Ces enfants sont souvent appelés “les orphelins blancs”, bien qu’ils ne soient pas orphelins au sens strict. Ce terme, métaphorique, reflète leur solitude émotionnelle et désigne une réalité cruelle : les enfants laissés derrière par des parents partis travailler à l’étranger. Même si les statistiques officielles sont rares, des rapports indiquent que plusieurs cas de suicides ont été enregistrés parmi ces enfants au fil des années. Par exemple, en 2006, le cas de Razvan, un garçon de 11 ans dont la mère travaillait en Italie, a profondément marqué l’opinion publique roumaine. Avant de se suicider, il aurait déclaré à ses camarades qu’il ferait revenir sa mère. Elle est revenue, en effet. Pour l’enterrer. Ce drame a mis en lumière la détresse émotionnelle que peuvent ressentir ces enfants séparés de leurs parents.

Un miroir pour l’Occident

Les anathèmes sont faciles à jeter, mais ce vote ne naît pas dans le vide. Et il ne disparaîtra pas en ignorant les voix de ceux qui se sentent oubliés dans leur quotidien aliénant. Il prospère dans les failles, les silences et les mépris. Dans les fausses promesses impossibles à tenir quand les caisses sont vides.
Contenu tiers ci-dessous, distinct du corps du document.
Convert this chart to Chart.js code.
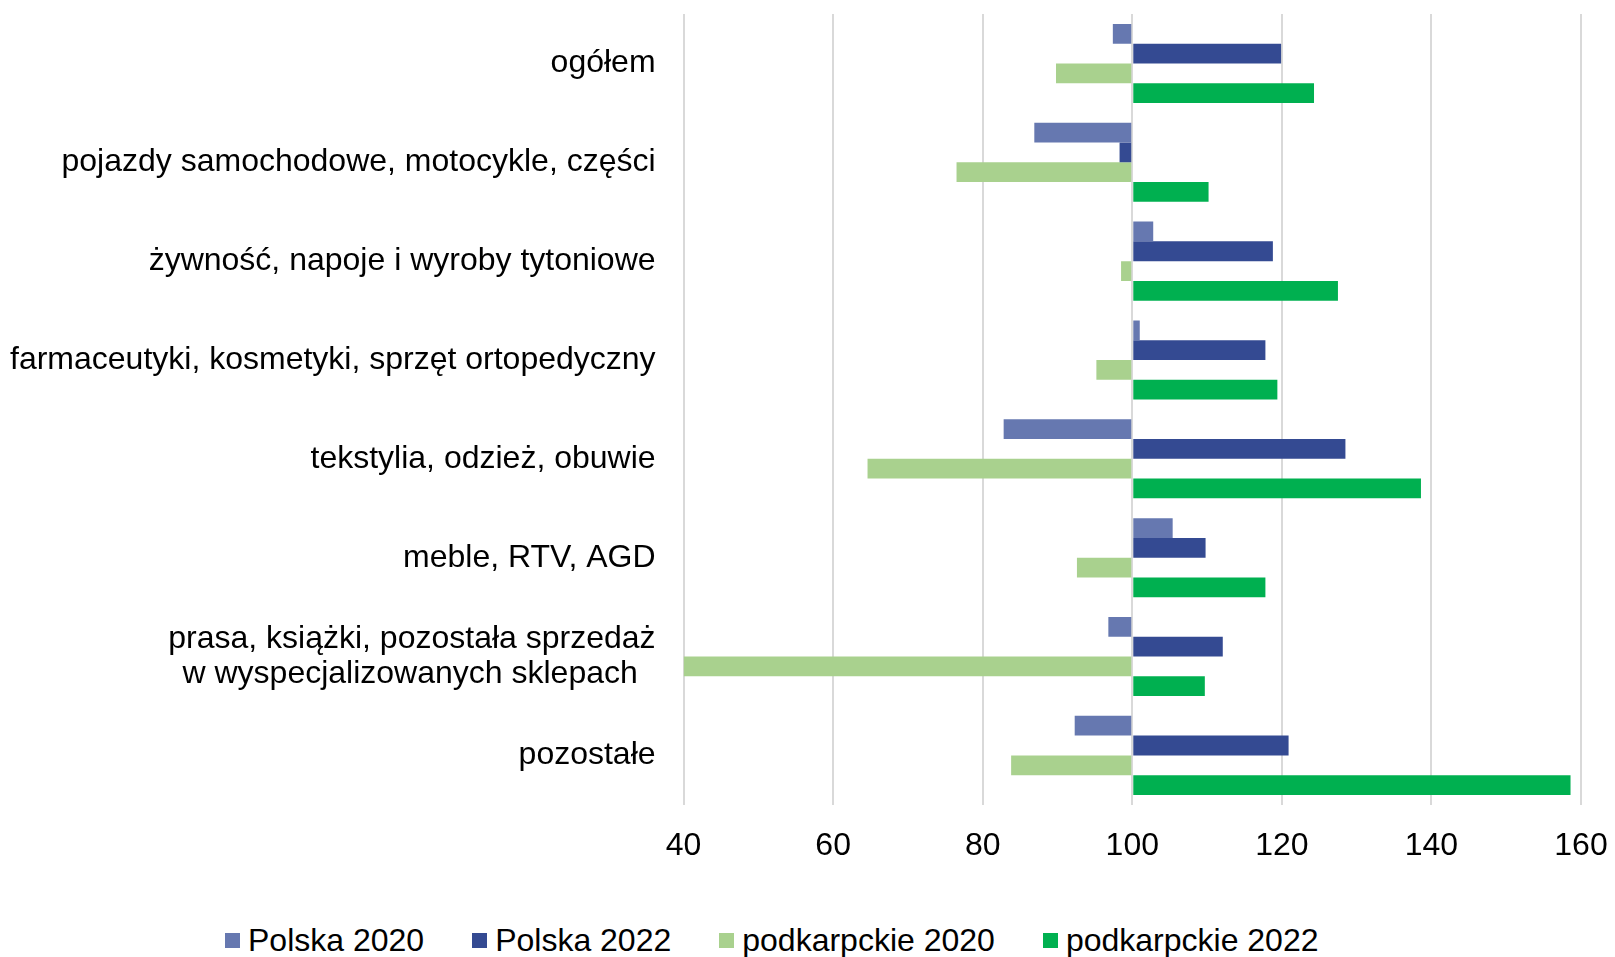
<!DOCTYPE html>
<html>
<head>
<meta charset="utf-8">
<script src="https://cdn.jsdelivr.net/npm/chart.js@4/dist/chart.umd.min.js"></script>
<style>
  html, body { margin: 0; padding: 0; background: #fff; overflow: hidden; }
  #wrap { position: absolute; top: 0; left: -20px; width: 1635px; height: 898px; }
  #legenda { position: absolute; top: 922px; left: 225px; display: flex; font-family: "Liberation Sans", Arial, sans-serif; font-size: 32px; color: #000; }
  .poz { display: flex; align-items: center; margin-right: 48px; }
  .kw { width: 15px; height: 15px; margin-right: 8px; }
</style>
</head>
<body>
<div id="wrap"><canvas id="myChart"></canvas></div>
<div id="legenda"></div>
<script>
const kategorie = [
  'ogółem',
  'pojazdy samochodowe, motocykle, części',
  'żywność, napoje i wyroby tytoniowe',
  'farmaceutyki, kosmetyki, sprzęt ortopedyczny',
  'tekstylia, odzież, obuwie',
  'meble, RTV, AGD',
  ['prasa, książki, pozostała sprzedaż', 'w wyspecjalizowanych sklepach  '],
  'pozostałe'
];
const polska2020 = [97.4, 86.9, 102.8, 101.0, 82.8, 105.4, 96.8, 92.3];
const polska2022 = [119.9, 98.3, 118.8, 117.8, 128.5, 109.8, 112.1, 120.9];
const podkarpackie2020 = [89.8, 76.5, 98.5, 95.2, 64.6, 92.6, 40.0, 83.8];
const podkarpackie2022 = [124.3, 110.2, 127.5, 119.4, 138.6, 117.8, 109.7, 158.6];
const tickiX = [40, 60, 80, 100, 120, 140, 160];

const serie = [
  { label: 'Polska 2020', data: polska2020, kolor: '#6678B0' },
  { label: 'Polska 2022', data: polska2022, kolor: '#344A92' },
  { label: 'podkarpckie 2020', data: podkarpackie2020, kolor: '#A9D18E' },
  { label: 'podkarpckie 2022', data: podkarpackie2022, kolor: '#00B050' }
];

const czcionka = { family: '"Liberation Sans", Arial, sans-serif', size: 32, lineHeight: 1.1 };

function rysujWykres() {
  const ctx = document.getElementById('myChart');
  new Chart(ctx, {
    type: 'bar',
    data: {
      labels: kategorie,
      datasets: serie.map(s => ({
        label: s.label,
        data: s.data,
        base: 100,
        backgroundColor: s.kolor,
        borderWidth: 0,
        categoryPercentage: 0.8,
        barPercentage: 1.0
      }))
    },
    options: {
      indexAxis: 'y',
      responsive: true,
      maintainAspectRatio: false,
      animation: false,
      layout: { padding: { left: 10, right: 34, top: 14, bottom: 10 } },
      plugins: { legend: { display: false }, tooltip: { enabled: false } },
      scales: {
        x: {
          min: 40,
          max: 160,
          afterBuildTicks: axis => { axis.ticks = tickiX.map(v => ({ value: v })); },
          afterFit: axis => { axis.paddingLeft = 0; axis.paddingRight = 0; },
          grid: { color: '#D9D9D9', lineWidth: 2, drawTicks: false },
          border: { display: false },
          ticks: { color: '#000', font: czcionka, padding: 24 }
        },
        y: {
          afterFit: axis => { axis.paddingTop = 0; axis.paddingBottom = 0; },
          grid: { display: false },
          border: { display: false },
          ticks: { color: '#000', font: czcionka, padding: 20 }
        }
      }
    }
  });
}

function rysujLegende() {
  const box = document.getElementById('legenda');
  serie.forEach(s => {
    const el = document.createElement('div');
    el.className = 'poz';
    el.innerHTML = '<span class="kw" style="background:' + s.kolor + '"></span>' + s.label;
    box.appendChild(el);
  });
}

rysujWykres();
rysujLegende();
</script>
</body>
</html>
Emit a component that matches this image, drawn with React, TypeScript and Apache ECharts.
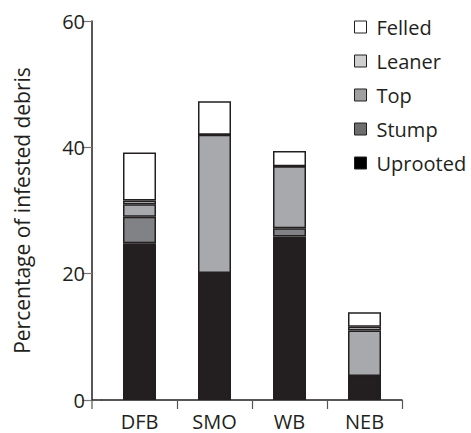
import React, { useEffect, useRef } from "react";
import * as echarts from "echarts";

// Debris categories along the x axis
const sites = ["DFB", "SMO", "WB", "NEB"];

// Percentage of infested debris by debris type (stacked bottom to top)
const uprooted = [24.8, 20.1, 25.9, 3.8];
const stump = [4.2, 0, 1.3, 0];
const top = [2.0, 21.9, 9.8, 7.2];
const leaner = [0.6, 0, 0, 0.6];
const felled = [7.6, 5.3, 2.4, 2.3];

const yTicks = [0, 20, 40, 60];

const INK = "#231f20";
const FONT = "'Open Sans', sans-serif";

export default function App() {
  const ref = useRef<HTMLDivElement>(null);

  useEffect(() => {
    if (!ref.current) return;
    const chart = echarts.init(ref.current, null, { renderer: "svg" });

    const seriesDefs = [
      { name: "Uprooted", data: uprooted, bar: INK, legend: "#000000" },
      { name: "Stump", data: stump, bar: "#808285", legend: "#6d6d6d" },
      { name: "Top", data: top, bar: "#a7a9ac", legend: "#a0a0a0" },
      { name: "Leaner", data: leaner, bar: "#d1d3d4", legend: "#cfcfcf" },
      { name: "Felled", data: felled, bar: "#ffffff", legend: "#ffffff" },
    ];

    const legendOrder = ["Felled", "Leaner", "Top", "Stump", "Uprooted"];

    chart.setOption({
      animation: false,
      grid: { left: 102, top: 21, width: 300, bottom: 33, containLabel: false },
      legend: {
        orient: "vertical",
        left: 349,
        top: 12,
        itemWidth: 12,
        itemHeight: 12,
        itemGap: 14,
        icon: "rect",
        textStyle: { fontFamily: FONT, fontSize: 20, color: INK, padding: [0, 0, 0, 5] },
        data: legendOrder.map((n) => {
          const d = seriesDefs.find((s) => s.name === n)!;
          return {
            name: n,
            itemStyle: { color: d.legend, borderColor: INK, borderWidth: 1 },
          };
        }),
      },
      xAxis: {
        type: "category",
        data: sites,
        boundaryGap: true,
        axisLine: { show: true, lineStyle: { color: INK, width: 1.5 } },
        axisTick: {
          show: true,
          length: 9,
          interval: (i: number) => i !== 0,
          lineStyle: { color: "#555", width: 1.2 },
        },
        axisLabel: {
          fontFamily: FONT,
          fontSize: 20,
          color: INK,
          margin: 11,
        },
      },
      yAxis: {
        type: "value",
        min: 0,
        max: 60,
        interval: 20,
        offset: 10,
        name: "Percentage of infested debris",
        nameLocation: "middle",
        nameGap: 60,
        nameTextStyle: { fontFamily: FONT, fontSize: 21, color: INK },
        splitLine: { show: false },
        axisLine: { show: true, lineStyle: { color: INK, width: 1.5 } },
        axisTick: { show: true, length: 10, lineStyle: { color: "#777", width: 1.2 } },
        axisLabel: {
          fontFamily: FONT,
          fontSize: 20,
          color: INK,
          margin: 7,
          formatter: (v: number) => (yTicks.includes(v) ? String(v) : ""),
        },
      },
      graphic: [
        // join the offset y axis to the x axis, and its short stub below zero
        {
          type: "line",
          shape: { x1: 92, y1: 400, x2: 102, y2: 400 },
          style: { stroke: INK, lineWidth: 1.5 },
        },
        {
          type: "line",
          shape: { x1: 92, y1: 400, x2: 92, y2: 409 },
          style: { stroke: "#555", lineWidth: 1.2 },
        },
      ],
      series: seriesDefs.map((s) => ({
        name: s.name,
        type: "bar",
        stack: "debris",
        barWidth: 33,
        data: s.data,
        itemStyle: { color: s.bar, borderColor: INK, borderWidth: 1.5 },
      })),
    });

    return () => chart.dispose();
  }, []);

  return (
    <div
      ref={ref}
      style={{ position: "fixed", left: 0, top: 0, width: 471, height: 433, background: "#fff" }}
    />
  );
}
Taxer tout le monde “d’extrême-droite” par facilité ou par réflexe paresseux d’intellectuel occidental – révolutionnaire subventionné dans son salon feutré ou journaliste militant exilé sur Bluesky –, ne résout rien et ne sert qu’à renforcer le mur.

La Roumanie de 2025 nous tend un miroir. Elle rappelle que la démocratie ne se résume pas au déroulement d’élections libres, mais repose sur la confiance, l’écoute, l’inclusion, et la capacité politique à offrir un horizon commun. Non pas sur le fameux vivre-ensemble galvaudé, mais sur le croire-ensemble. Ce qui se joue en Roumanie n’est ni une exception, ni une dérive isolée. C’est un signal, fort, adressé à toute la classe politique, peu importe le pays.